Plot: The spiritual boxer is a well known legend and the mystical lore of an invincible man, bolstered by powerful spirits is quite popular, to the point that it attracts some less than noble devotees. Hsiao (Wong Yu) is one such example, an apprentice who travels the land with his master Chi Keung (Kong Yeung) and puts on demonstrations of the spiritual boxer legend. In most cases, the audiences are dazzled by the performances, but sometimes a mistake is made or a keen eye notices a trick, which then reveals the entire operation as a scam. But when he is asked to put his skills to use to protect the innocent, can he turn his charlatan charm and legitimate martial skills into talents that help people instead of rob them?

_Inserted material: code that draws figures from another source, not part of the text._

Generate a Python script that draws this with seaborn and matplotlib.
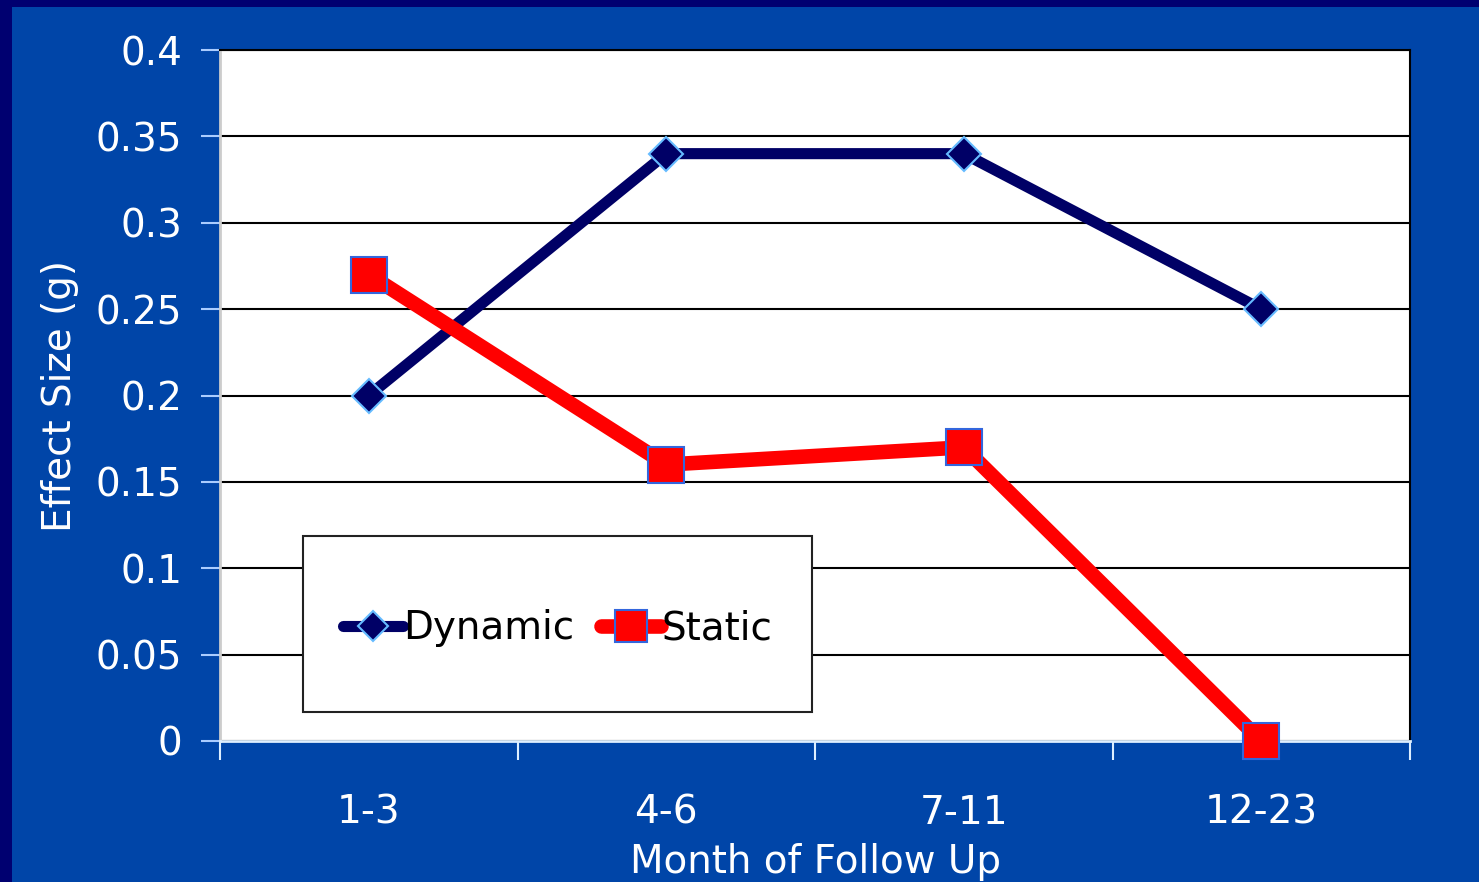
import matplotlib
matplotlib.use("Agg")
import matplotlib.pyplot as plt
import seaborn as sns
import pandas as pd
from matplotlib.patches import Rectangle

# chart data
months = ["1-3", "4-6", "7-11", "12-23"]
dynamic = [0.20, 0.34, 0.34, 0.25]
static = [0.27, 0.16, 0.17, 0.00]
y_ticks = [0, 0.05, 0.1, 0.15, 0.2, 0.25, 0.3, 0.35, 0.4]
y_tick_labels = ["0", "0.05", "0.1", "0.15", "0.2", "0.25", "0.3", "0.35", "0.4"]

df = pd.DataFrame({
    "month": months * 2,
    "value": dynamic + static,
    "series": ["Dynamic"] * 4 + ["Static"] * 4,
})

sns.set_style("white")
plt.rcParams["font.family"] = ["DejaVu Sans"]

bg = "#0045a8"
navy = "#000070"
fig = plt.figure(figsize=(14.79, 8.82), dpi=100, facecolor=bg)
# dark navy strips along top and left edge of the slide
fig.patches.append(Rectangle((0, 1 - 7 / 882), 1, 7 / 882, transform=fig.transFigure,
                             facecolor=navy, edgecolor="none", zorder=0))
fig.patches.append(Rectangle((0, 0), 12 / 1479, 1, transform=fig.transFigure,
                             facecolor=navy, edgecolor="none", zorder=0))

ax = fig.add_axes([220 / 1479, 1 - 741 / 882, 1190 / 1479, 691 / 882])
ax.set_facecolor("white")

sns.lineplot(data=df[df.series == "Dynamic"], x="month", y="value", ax=ax,
             color="#000066", linewidth=8, marker="D", markersize=17,
             markerfacecolor="#000066", markeredgecolor="#66bbff", markeredgewidth=1.5,
             label="Dynamic", sort=False, zorder=3, clip_on=False)
sns.lineplot(data=df[df.series == "Static"], x="month", y="value", ax=ax,
             color="#ff0000", linewidth=10.5, marker="s", markersize=26,
             markerfacecolor="#ff0000", markeredgecolor="#3366dd", markeredgewidth=1.5,
             label="Static", sort=False, zorder=4, clip_on=False)

ax.set_xlim(-0.5, 3.5)
ax.set_ylim(0, 0.4)
ax.set_yticks(y_ticks)
ax.set_yticklabels(y_tick_labels)
ax.set_xticks(range(len(months)))
ax.set_xticklabels(months)
ax.set_xticks([-0.5, 0.5, 1.5, 2.5, 3.5], minor=True)

ax.grid(axis="y", color="black", linewidth=1.5, zorder=1)
ax.set_axisbelow(True)

ax.tick_params(axis="y", which="major", length=14, width=1.5, color="#aaccff",
               labelcolor="white", labelsize=28, pad=13, direction="out", left=True)
ax.tick_params(axis="x", which="major", length=0, labelsize=28, labelcolor="white", pad=38)
ax.tick_params(axis="x", which="minor", length=14, width=1.5, color="#ddeeff",
               direction="out", bottom=True)

for side in ["top", "right"]:
    ax.spines[side].set_color("black")
    ax.spines[side].set_linewidth(1.5)
ax.spines["left"].set_color("#cccccc")
ax.spines["left"].set_linewidth(2)
ax.spines["bottom"].set_color("#ddeeff")
ax.spines["bottom"].set_linewidth(2)

ax.set_xlabel("Month of Follow Up", color="white", fontsize=28, labelpad=8)
ax.set_ylabel("Effect Size (g)", color="white", fontsize=28, labelpad=12)

# legend box (white panel over the gridlines)
ax.add_patch(Rectangle((83 / 1190, 29 / 691), 509 / 1190, 176 / 691, transform=ax.transAxes,
                       facecolor="white", edgecolor="#222222", linewidth=1.5, zorder=2))
leg = ax.legend(loc="center", bbox_to_anchor=(0.2836, 0.163), ncol=2, fontsize=28,
                frameon=False, borderpad=0, handlelength=1.55,
                handletextpad=0.0, columnspacing=0.7, markerscale=0.9, labelcolor="black")
leg.set_zorder(5)

fig.savefig("out.png", dpi=100, facecolor=bg)
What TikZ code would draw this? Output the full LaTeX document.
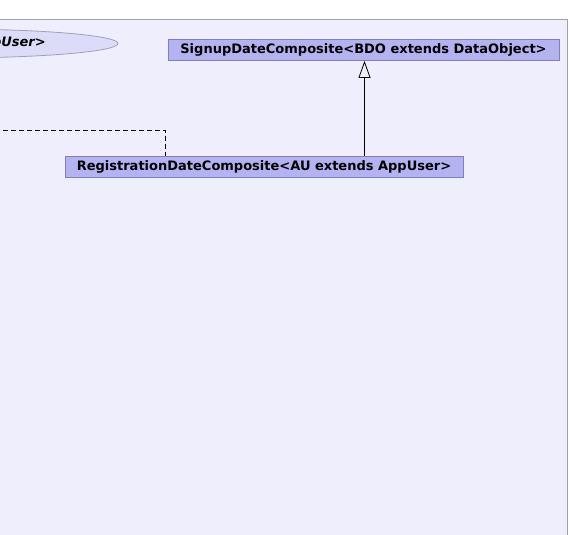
\documentclass[tikz,border=0pt]{standalone}
\usepackage{fontspec}
\setmainfont{DejaVu Sans}
\usetikzlibrary{arrows.meta,shapes.geometric}
\definecolor{panelfill}{HTML}{EEEEFD}
\definecolor{panelline}{HTML}{A0A0B4}
\definecolor{boxfill}{HTML}{B3B3F2}
\definecolor{boxline}{HTML}{8080C0}
\definecolor{ellfill}{HTML}{DCDCF8}
\definecolor{ellline}{HTML}{A0A0B8}
\tikzset{
  classbox/.style={draw=boxline, fill=boxfill, line width=0.8pt, inner sep=0pt,
    minimum height=21pt, font=\bfseries\fontsize{13}{15}\selectfont, text=black},
  inherit/.style={draw=black, line width=0.8pt, -{Triangle[open, width=12pt, length=17pt]}},
  dep/.style={draw=black, line width=0.8pt, dash pattern=on 5pt off 3pt},
}
\begin{document}
\begin{tikzpicture}[x=1pt, y=-1pt]
\useasboundingbox (0,0) rectangle (570,535);
\clip (0,0) rectangle (570,535);
\fill[white] (0,0) rectangle (570,535);
\draw[draw=panelline, fill=panelfill, line width=0.8pt] (-10,19.5) rectangle (567,545);
% ellipse (partially out of view)
\node[ellipse, draw=ellline, fill=ellfill, line width=0.8pt, minimum width=340pt, minimum height=29pt, inner sep=0pt] (ell) at (-52,43.5) {};
\node[anchor=east, font=\bfseries\itshape\fontsize{13}{15}\selectfont, inner sep=0pt] (elltext) at (46,43.5) {AppUser>};
\node[classbox, minimum width=391pt] (signup) at (363.5,50) {SignupDateComposite<BDO extends DataObject>};
\node[classbox, minimum width=398pt] (reg) at (264,167) {RegistrationDateComposite<AU extends AppUser>};
\draw[inherit] (reg.north -| 364.5,0) -- (signup.south -| 364.5,0);
\coordinate (depstart) at (-5,130);
\draw[dep] (depstart) -- (165.5,130) -- (reg.north -| 165.5,0);
\end{tikzpicture}
\end{document}
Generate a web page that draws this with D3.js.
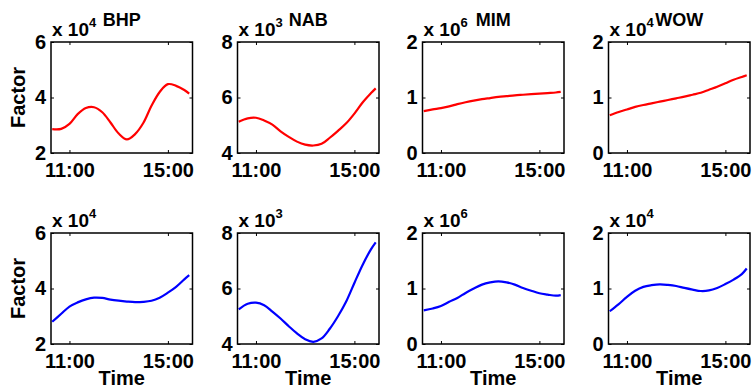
<!DOCTYPE html>
<html>
<head>
<meta charset="utf-8">
<script src="https://cdn.jsdelivr.net/npm/d3@7"></script>
<style>
  body { margin: 0; background: #fff; }
  text { font-family: "Liberation Sans", Arial, Helvetica, sans-serif; font-weight: bold; fill: #000; }
</style>
</head>
<body>
<div class="chart"></div>
<script>
// sample times (shared by every series)
var times = ["10:18", "10:40", "11:00", "11:20", "11:40", "12:00", "12:20", "12:40", "13:00",
  "13:20", "13:40", "14:00", "14:20", "14:40", "15:00", "15:20", "15:40", "15:52"];

var stocks = ["BHP", "NAB", "MIM", "WOW"];
var exponents = [4, 3, 6, 4];
var yDomains = [[2, 6], [4, 8], [0, 2], [0, 2]];
var yTicks = [[2, 4, 6], [4, 6, 8], [0, 1, 2], [0, 1, 2]];
var xTicks = ["11:00", "15:00"];
var xLimits = ["10:15", "16:00"];

// top row (red)
var bhpRed = [2.86, 2.87, 3.05, 3.40, 3.62, 3.65, 3.47, 3.10, 2.70, 2.49, 2.68, 3.08, 3.70, 4.20, 4.48, 4.42, 4.27, 4.14];
var nabRed = [5.13, 5.25, 5.27, 5.17, 5.02, 4.78, 4.58, 4.41, 4.30, 4.27, 4.33, 4.55, 4.80, 5.07, 5.42, 5.82, 6.15, 6.33];
var mimRed = [0.755, 0.785, 0.81, 0.84, 0.88, 0.915, 0.945, 0.97, 0.99, 1.01, 1.025, 1.04, 1.05, 1.06, 1.07, 1.08, 1.09, 1.10];
var wowRed = [0.68, 0.74, 0.785, 0.83, 0.865, 0.895, 0.925, 0.955, 0.985, 1.015, 1.05, 1.085, 1.14, 1.195, 1.255, 1.32, 1.37, 1.40];

// bottom row (blue)
var bhpBlue = [2.80, 3.09, 3.35, 3.50, 3.61, 3.67, 3.66, 3.60, 3.56, 3.53, 3.51, 3.52, 3.56, 3.67, 3.85, 4.06, 4.33, 4.48];
var nabBlue = [5.25, 5.45, 5.49, 5.40, 5.17, 4.92, 4.64, 4.38, 4.17, 4.08, 4.20, 4.55, 5.00, 5.53, 6.20, 6.85, 7.40, 7.66];
var mimBlue = [0.605, 0.64, 0.685, 0.76, 0.83, 0.92, 1.00, 1.07, 1.11, 1.13, 1.11, 1.07, 1.01, 0.96, 0.915, 0.89, 0.87, 0.88];
var wowBlue = [0.59, 0.72, 0.85, 0.96, 1.03, 1.06, 1.075, 1.065, 1.045, 1.01, 0.98, 0.955, 0.965, 1.01, 1.08, 1.16, 1.26, 1.36];

var rows = [
  { color: "#ff0000", series: [bhpRed, nabRed, mimRed, wowRed] },
  { color: "#0000ff", series: [bhpBlue, nabBlue, mimBlue, wowBlue] }
];

var width = 755, height = 388;
var lefts = [51, 237.5, 422.5, 608.5];
var tops = [42, 233];
var w = 141.5, h = 111;

var toDate = s => { var p = s.split(":"); return new Date(2013, 0, 1, +p[0], +p[1]); };

var svg = d3.select(".chart")
  .append("svg")
  .attr("width", width)
  .attr("height", height);

rows.forEach((row, r) => {
  row.series.forEach((values, c) => {
    var g = svg.append("g")
      .attr("transform", `translate(${lefts[c]},${tops[r]})`);

    var x = d3.scaleTime()
      .domain(xLimits.map(toDate))
      .range([0, w]);

    var y = d3.scaleLinear()
      .domain(yDomains[c])
      .range([h, 0]);

    // bottom axis with labels
    g.append("g")
      .attr("transform", `translate(0,${h})`)
      .call(d3.axisBottom(x).tickValues(xTicks.map(toDate))
        .tickFormat(d3.timeFormat("%H:%M")).tickSize(-3).tickPadding(10))
      .call(a => a.select(".domain").remove())
      .selectAll("text").style("font-size", "20px");

    // top axis, ticks only
    g.append("g")
      .call(d3.axisTop(x).tickValues(xTicks.map(toDate)).tickFormat("").tickSize(-3))
      .call(a => a.select(".domain").remove());

    // left axis with labels
    g.append("g")
      .call(d3.axisLeft(y).tickValues(yTicks[c]).tickFormat(d3.format("d")).tickSize(-3).tickPadding(5))
      .call(a => a.select(".domain").remove())
      .selectAll("text").style("font-size", "20px");

    // right axis, ticks only
    g.append("g")
      .attr("transform", `translate(${w},0)`)
      .call(d3.axisRight(y).tickValues(yTicks[c]).tickFormat("").tickSize(-3))
      .call(a => a.select(".domain").remove());

    g.append("rect")
      .attr("width", w)
      .attr("height", h)
      .attr("fill", "none")
      .attr("stroke", "#000")
      .attr("stroke-width", 1.5);

    g.append("path")
      .datum(values)
      .attr("fill", "none")
      .attr("stroke", row.color)
      .attr("stroke-width", 2.2)
      .attr("stroke-linejoin", "round")
      .attr("d", d3.line()
        .x((d, i) => x(toDate(times[i])))
        .y(d => y(d))
        .curve(d3.curveCatmullRom));

    // exponent label
    var ex = g.append("text")
      .attr("x", 1)
      .attr("y", -6)
      .style("font-size", "19px");
    ex.append("tspan").text("x 10");
    ex.append("tspan").attr("dy", -9).style("font-size", "13px").text(exponents[c]);

    if (r == 0) {
      g.append("text")
        .attr("x", w / 2)
        .attr("y", -16)
        .attr("text-anchor", "middle")
        .style("font-size", "18px")
        .text(stocks[c]);
    }

    if (r == 1) {
      g.append("text")
        .attr("x", w / 2)
        .attr("y", h + 41)
        .attr("text-anchor", "middle")
        .style("font-size", "20px")
        .text("Time");
    }

    if (c == 0) {
      g.append("text")
        .attr("transform", `translate(-26,${h / 2}) rotate(-90)`)
        .attr("text-anchor", "middle")
        .style("font-size", "20px")
        .text("Factor");
    }
  });
});
</script>
</body>
</html>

Entertainment Value: This is a fun one, as The Spiritual Boxer blends a brisk narrative, excellent martial arts action, and a skilled sense of humor, giving us a movie that entertains from start to finish. The strength of the narrative and humor are crucial to the movie’s success, as the film puts less emphasis on action scenes than most of its peers, quite a bold approach. A good amount of martial arts driven action is present, but most of the sequences are brief and focused, with fewer full on, large scale fights. This was a risky choice, but it pays off and in those scenes where the action takes the spotlight, it is fantastic, super fun battles. I am always impressed by the precision of the action in this one, as the fights seem so exact and on point, even when complex choreography is involved. At the same time, the scenes aren’t overly mechanical and that is not an easy balance to strike. So while this isn’t wall to wall like some Shaw Brothers productions, this is certainly a case over quality over quantity.
The action scenes are fantastic in The Spiritual Boxer, but one reason they’re so effective is that they’re part of a larger narrative framework. I love wild, epic fights even if they’re for no real reason, but this movie proves that surrounding martial arts with a good story can work wonders. The movie crafts a narrative that reels you in and keeps you hooked, with a lot of heart and attention to detail. The characters here are a cut above the usual chop socky offerings to be sure, while humor and even light supernatural elements are used to effective ends as well. The mystical aspects are restrained and not as ridiculous as some movies would provide, while the humor feels organic and rarely falls into the broad, slapstick approach. I would still consider The Spiritual Boxer an action movie first and foremost, but I appreciated the other elements woven in and to me, the humor is a real in this one. I also think it broaden the film’s appeal, since it has so much more than martial arts style action on tap.
The Disc: A new HD restoration is present here from 88 Films, with an image that looks much cleaner and clearer than you might expect. I was impressed with the clarity and restored print, the movie looks simply fantastic here. I couldn’t find any real concerns here and this is a sizable improvement over previous DVD incarnations. You can choose between Chinese and English language tracks, with optional English subtitles also provided. On the extras side, 88 Films has included an audio commentary with Asian cinema expert David West, so fans can learn a little more about the genre, stars, and studio involved.